Localization matters. In the U.S., fits and size curves adapt to regional preferences; in China, stores moved toward larger, immersive spaces and faster mobile integration; in Southern Europe, Zara leans into event dressing and seasonal fabric changes. The backbone stays the same (speed and iteration) but the mix flexes by market. From my own store visits in Madrid and New York, the tempo of product change is visible: mannequins wear fresh deliveries midweek, and associates expect regular sell-outs of on-trend pieces within days.
Sustainability tension: progress and pressure
Fast fashion at scale raises obvious questions: textile waste, microtrends, garment worker conditions, and the carbon cost of speed. NGOs and researchers have documented the strain that short use cycles place on landfills and resale channels. Critics argue that even with better materials, higher volumes negate gains. That pushback has led to clearer targets and audits across the industry.
Inditex has published environmental commitments, including climate targets aligned with science-based pathways and a long-term goal to decarbonize its value chain, plus material targets for cotton, polyester, and other fibers. The company also emphasizes proximity sourcing and renewable energy use in operations. Public details on targets, supplier codes, and annual progress sit on inditex.com. Independent reporting tracks both progress and gaps, and major outlets continue to spotlight labor investigations and sector-wide challenges. Balanced coverage appears frequently on businessoffashion.com and reuters.com.
Consumer behavior and competition
Zara’s model trained shoppers to expect constant novelty. Competitors took notes. H&M sped up design cycles, Uniqlo doubled down on seasonless basics, and luxury houses introduced faster pre-collections or experimented with see-now-buy-now drops. Ultra-rapid platforms such as Shein pressed the accelerator harder using marketplace models and algorithmic testing, posing a different challenge: even more SKUs, even shorter cycles, and heavier strain on oversight.
Retailers that survive this pace manage data like a product. They align design calendars with supply decisions, keep buys flexible, and integrate stores with e-commerce inventory. McKinsey’s State of Fashion reports point to supply agility and cost discipline as key predictors of resilience, findings that align with Zara’s long-running playbook. Industry analysis and data can be explored at mckinsey.com.
Practical tips if you shop Zara
Speed cuts both ways. You’ll see more fresh options, but the best pieces go fast and returns pile up if you impulse buy. A few simple habits can make the experience better for you and lighter on the planet.

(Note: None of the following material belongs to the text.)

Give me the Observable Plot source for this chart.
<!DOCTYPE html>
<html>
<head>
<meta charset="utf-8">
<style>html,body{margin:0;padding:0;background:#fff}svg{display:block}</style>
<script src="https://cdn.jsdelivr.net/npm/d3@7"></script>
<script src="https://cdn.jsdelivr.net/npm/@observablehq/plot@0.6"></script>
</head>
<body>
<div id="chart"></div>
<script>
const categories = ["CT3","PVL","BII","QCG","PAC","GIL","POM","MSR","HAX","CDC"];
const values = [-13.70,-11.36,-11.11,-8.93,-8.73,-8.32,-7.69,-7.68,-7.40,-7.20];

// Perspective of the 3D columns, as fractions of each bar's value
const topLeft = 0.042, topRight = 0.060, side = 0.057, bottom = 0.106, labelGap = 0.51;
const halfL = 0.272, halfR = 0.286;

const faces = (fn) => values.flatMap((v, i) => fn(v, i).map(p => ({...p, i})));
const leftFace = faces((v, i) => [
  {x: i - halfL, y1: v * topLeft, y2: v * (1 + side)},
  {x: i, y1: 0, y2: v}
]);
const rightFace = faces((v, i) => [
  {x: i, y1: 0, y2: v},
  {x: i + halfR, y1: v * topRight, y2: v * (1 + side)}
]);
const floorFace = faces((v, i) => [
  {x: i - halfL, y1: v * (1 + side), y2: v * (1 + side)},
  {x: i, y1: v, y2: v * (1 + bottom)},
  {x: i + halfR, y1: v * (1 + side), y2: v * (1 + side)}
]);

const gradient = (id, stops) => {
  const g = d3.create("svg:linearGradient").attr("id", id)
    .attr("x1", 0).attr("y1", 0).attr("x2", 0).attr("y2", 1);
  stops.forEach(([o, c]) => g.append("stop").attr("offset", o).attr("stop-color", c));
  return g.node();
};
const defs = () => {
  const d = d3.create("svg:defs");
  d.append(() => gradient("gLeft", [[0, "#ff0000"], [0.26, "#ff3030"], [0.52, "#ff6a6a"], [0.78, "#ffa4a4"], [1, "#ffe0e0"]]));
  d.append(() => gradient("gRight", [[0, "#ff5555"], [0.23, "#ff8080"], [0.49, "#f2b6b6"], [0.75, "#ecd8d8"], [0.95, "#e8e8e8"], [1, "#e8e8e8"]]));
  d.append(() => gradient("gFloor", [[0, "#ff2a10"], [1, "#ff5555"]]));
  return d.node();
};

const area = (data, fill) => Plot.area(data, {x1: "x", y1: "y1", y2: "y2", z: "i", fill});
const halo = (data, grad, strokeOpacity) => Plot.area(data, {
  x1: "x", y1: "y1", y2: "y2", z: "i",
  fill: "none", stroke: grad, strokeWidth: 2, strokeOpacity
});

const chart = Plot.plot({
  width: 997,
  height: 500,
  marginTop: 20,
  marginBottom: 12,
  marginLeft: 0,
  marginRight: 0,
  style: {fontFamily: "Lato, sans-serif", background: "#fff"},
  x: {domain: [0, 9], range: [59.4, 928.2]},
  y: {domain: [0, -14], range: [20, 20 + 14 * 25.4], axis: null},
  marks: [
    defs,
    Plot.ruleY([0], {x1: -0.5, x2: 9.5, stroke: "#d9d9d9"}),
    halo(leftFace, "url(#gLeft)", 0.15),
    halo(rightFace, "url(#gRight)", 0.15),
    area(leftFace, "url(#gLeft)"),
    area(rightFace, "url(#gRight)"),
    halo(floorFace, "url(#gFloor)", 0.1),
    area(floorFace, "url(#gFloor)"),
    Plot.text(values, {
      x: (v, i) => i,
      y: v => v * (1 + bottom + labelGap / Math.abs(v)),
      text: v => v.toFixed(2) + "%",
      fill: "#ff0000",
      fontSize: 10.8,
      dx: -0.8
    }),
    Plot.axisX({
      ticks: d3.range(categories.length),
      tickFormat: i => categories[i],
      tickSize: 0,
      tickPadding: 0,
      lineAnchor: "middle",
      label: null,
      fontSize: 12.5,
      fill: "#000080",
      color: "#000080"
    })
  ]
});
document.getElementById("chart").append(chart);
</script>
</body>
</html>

- Use the app to check store stock and set alerts; buy only what you planned.
- Favor materials with clearer content labels and better hand feel; skip flimsy blends you won’t wear 30+ times.

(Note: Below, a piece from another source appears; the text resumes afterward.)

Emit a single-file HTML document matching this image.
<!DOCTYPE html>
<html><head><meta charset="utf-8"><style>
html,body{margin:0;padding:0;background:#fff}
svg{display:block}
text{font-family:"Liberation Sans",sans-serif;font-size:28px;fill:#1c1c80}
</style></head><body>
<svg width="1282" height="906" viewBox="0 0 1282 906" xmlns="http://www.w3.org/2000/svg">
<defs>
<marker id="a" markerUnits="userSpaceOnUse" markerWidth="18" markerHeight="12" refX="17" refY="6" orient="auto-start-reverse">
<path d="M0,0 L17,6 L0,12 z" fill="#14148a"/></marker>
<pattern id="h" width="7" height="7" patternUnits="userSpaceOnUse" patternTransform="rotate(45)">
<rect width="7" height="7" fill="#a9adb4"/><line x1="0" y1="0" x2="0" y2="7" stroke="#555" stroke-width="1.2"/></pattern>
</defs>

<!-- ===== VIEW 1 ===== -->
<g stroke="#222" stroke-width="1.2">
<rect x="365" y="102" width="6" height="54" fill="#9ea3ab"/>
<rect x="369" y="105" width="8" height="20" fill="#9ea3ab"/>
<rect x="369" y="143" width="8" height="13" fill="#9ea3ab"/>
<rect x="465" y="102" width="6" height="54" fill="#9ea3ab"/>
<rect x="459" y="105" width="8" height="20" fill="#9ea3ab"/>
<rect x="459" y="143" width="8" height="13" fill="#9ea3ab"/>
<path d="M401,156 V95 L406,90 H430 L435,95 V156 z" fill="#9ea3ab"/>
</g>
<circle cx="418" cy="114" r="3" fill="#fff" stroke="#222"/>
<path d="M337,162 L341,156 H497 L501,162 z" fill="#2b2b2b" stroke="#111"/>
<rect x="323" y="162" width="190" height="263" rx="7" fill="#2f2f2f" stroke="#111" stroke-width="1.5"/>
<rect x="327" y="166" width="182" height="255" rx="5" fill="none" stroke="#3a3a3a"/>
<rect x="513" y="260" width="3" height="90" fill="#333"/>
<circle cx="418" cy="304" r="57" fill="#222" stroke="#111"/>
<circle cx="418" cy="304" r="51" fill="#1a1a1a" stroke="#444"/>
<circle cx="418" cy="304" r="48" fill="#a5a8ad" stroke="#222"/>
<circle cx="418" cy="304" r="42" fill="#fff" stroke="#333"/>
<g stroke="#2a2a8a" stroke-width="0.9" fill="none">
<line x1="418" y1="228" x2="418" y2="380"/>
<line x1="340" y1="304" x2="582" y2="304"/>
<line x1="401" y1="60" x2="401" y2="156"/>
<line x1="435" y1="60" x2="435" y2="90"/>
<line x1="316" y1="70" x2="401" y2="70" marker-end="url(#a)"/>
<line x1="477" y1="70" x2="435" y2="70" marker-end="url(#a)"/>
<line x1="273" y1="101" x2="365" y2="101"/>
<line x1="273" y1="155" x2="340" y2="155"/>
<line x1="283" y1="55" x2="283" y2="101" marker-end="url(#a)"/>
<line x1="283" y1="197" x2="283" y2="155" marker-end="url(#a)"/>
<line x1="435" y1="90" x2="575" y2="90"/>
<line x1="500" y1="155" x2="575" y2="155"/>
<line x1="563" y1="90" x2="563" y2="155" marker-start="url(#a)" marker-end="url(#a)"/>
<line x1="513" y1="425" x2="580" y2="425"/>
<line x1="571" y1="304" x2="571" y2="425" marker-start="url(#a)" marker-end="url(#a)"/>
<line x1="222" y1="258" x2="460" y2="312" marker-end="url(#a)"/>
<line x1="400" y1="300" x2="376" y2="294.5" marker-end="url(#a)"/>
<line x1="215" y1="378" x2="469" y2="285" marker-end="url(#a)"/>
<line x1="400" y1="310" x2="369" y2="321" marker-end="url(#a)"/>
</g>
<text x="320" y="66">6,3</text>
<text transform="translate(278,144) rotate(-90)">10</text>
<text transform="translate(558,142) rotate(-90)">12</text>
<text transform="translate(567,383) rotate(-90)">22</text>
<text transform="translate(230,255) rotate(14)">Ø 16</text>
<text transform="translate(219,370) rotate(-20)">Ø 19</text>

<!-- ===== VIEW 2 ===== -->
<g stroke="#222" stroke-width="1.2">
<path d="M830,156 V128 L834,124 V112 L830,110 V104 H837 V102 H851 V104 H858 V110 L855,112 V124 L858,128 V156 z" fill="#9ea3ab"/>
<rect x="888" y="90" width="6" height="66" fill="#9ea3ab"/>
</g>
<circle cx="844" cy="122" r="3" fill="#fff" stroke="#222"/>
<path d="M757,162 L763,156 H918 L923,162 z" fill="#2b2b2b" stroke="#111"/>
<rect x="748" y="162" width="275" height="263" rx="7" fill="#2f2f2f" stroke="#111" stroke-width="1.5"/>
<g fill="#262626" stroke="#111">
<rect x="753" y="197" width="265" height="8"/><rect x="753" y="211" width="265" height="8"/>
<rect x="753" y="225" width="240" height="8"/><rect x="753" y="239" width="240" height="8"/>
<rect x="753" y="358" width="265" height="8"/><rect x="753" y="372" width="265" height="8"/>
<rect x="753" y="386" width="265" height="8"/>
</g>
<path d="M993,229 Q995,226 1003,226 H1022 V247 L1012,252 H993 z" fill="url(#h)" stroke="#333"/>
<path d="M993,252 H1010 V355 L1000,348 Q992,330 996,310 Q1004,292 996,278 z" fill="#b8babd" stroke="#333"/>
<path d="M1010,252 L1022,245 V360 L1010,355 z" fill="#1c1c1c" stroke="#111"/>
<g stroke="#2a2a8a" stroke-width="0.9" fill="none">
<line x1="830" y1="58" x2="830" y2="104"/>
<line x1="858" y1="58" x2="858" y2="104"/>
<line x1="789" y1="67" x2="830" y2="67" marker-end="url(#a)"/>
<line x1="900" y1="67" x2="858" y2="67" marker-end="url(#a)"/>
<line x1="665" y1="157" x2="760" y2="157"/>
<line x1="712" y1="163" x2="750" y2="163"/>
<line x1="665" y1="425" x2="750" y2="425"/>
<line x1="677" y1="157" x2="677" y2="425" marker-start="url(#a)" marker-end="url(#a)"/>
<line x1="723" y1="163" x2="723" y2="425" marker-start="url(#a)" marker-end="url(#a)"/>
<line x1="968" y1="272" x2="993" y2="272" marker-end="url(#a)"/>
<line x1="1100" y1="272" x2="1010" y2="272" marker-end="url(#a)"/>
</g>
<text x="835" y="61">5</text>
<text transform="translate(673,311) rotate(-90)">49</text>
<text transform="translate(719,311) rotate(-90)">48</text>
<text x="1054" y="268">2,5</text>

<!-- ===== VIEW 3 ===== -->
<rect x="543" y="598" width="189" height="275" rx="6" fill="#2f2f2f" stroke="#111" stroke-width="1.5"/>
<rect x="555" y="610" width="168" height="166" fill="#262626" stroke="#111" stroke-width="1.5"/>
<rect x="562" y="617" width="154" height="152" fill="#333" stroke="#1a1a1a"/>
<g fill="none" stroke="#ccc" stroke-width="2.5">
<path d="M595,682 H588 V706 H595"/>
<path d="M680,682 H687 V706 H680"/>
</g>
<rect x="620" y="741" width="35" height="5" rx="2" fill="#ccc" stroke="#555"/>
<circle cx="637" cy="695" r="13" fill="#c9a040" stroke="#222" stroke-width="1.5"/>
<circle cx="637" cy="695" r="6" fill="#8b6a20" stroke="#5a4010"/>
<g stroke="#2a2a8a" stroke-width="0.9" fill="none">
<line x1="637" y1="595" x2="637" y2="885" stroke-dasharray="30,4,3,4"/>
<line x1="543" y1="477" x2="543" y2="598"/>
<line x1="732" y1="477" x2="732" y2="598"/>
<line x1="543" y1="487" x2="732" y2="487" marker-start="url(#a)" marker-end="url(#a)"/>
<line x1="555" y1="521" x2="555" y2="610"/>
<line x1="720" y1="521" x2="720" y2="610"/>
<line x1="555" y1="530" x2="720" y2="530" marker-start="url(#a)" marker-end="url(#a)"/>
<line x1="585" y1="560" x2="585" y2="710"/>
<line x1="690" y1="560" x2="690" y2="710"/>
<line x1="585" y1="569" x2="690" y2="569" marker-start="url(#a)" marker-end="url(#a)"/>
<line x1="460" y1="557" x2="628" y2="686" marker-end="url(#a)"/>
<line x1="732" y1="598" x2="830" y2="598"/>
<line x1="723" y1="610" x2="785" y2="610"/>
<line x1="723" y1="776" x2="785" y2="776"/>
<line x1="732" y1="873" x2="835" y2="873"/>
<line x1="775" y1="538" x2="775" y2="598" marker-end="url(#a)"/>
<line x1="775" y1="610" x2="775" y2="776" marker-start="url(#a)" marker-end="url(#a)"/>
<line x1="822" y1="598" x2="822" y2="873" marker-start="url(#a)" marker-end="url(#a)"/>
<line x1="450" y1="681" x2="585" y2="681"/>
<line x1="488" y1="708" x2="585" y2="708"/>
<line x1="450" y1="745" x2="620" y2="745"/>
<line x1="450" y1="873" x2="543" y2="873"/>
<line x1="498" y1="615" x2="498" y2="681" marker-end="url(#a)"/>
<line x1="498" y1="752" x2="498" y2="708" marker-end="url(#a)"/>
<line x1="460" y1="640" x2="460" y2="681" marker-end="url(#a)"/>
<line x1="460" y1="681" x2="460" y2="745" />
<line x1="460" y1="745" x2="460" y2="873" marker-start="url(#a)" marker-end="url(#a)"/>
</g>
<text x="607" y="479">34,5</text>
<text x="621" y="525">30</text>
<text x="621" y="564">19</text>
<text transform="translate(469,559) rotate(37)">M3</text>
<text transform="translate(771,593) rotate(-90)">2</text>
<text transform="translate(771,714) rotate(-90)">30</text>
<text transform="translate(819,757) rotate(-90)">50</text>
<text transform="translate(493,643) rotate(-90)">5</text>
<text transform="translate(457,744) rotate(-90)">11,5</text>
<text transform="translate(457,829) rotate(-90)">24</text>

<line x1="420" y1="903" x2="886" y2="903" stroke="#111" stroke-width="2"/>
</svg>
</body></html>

- Wash gently and mend early; a quick stitch can add a season to a favorite shirt.
- Resell or swap pieces while they’re still current; value drops quickly with this cadence.

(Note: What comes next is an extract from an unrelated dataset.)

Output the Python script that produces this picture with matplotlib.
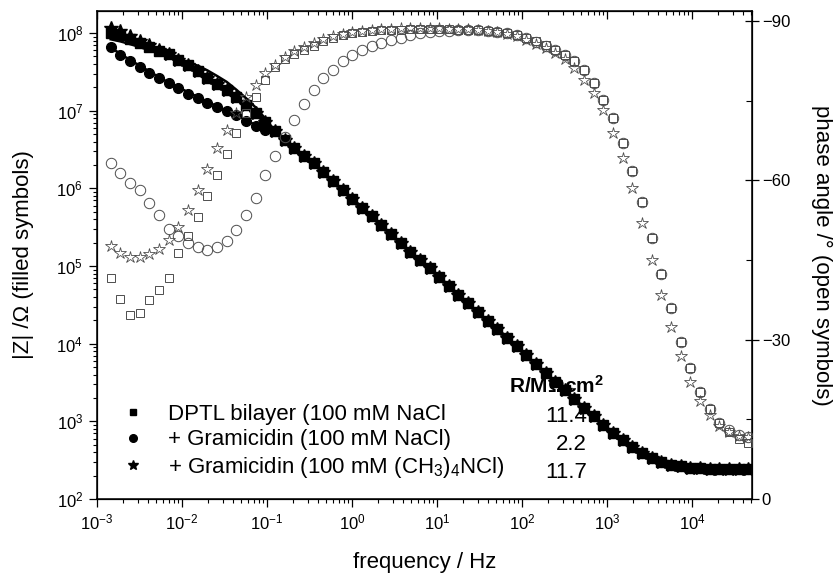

What Zara’s influence means next
Speed and data reshaped apparel, and Zara remains the benchmark for turning feedback into product quickly. The company’s integrated system (shorter design cycles, proximity sourcing, disciplined inventory, and large-format omnichannel stores) continues to set expectations for availability and freshness. That influence forces rivals to choose a lane: move faster with control, specialize in evergreen quality, or build communities around niche design.
The next test is whether the same machine can cut emissions and waste at the pace that stakeholders expect. Targets, greener materials, and smarter logistics help only if overall volumes and use cycles improve. Shoppers have a say here. Buying with intent, caring for garments, and moving pieces into second lives puts pressure in the right place while keeping the fun of newness intact.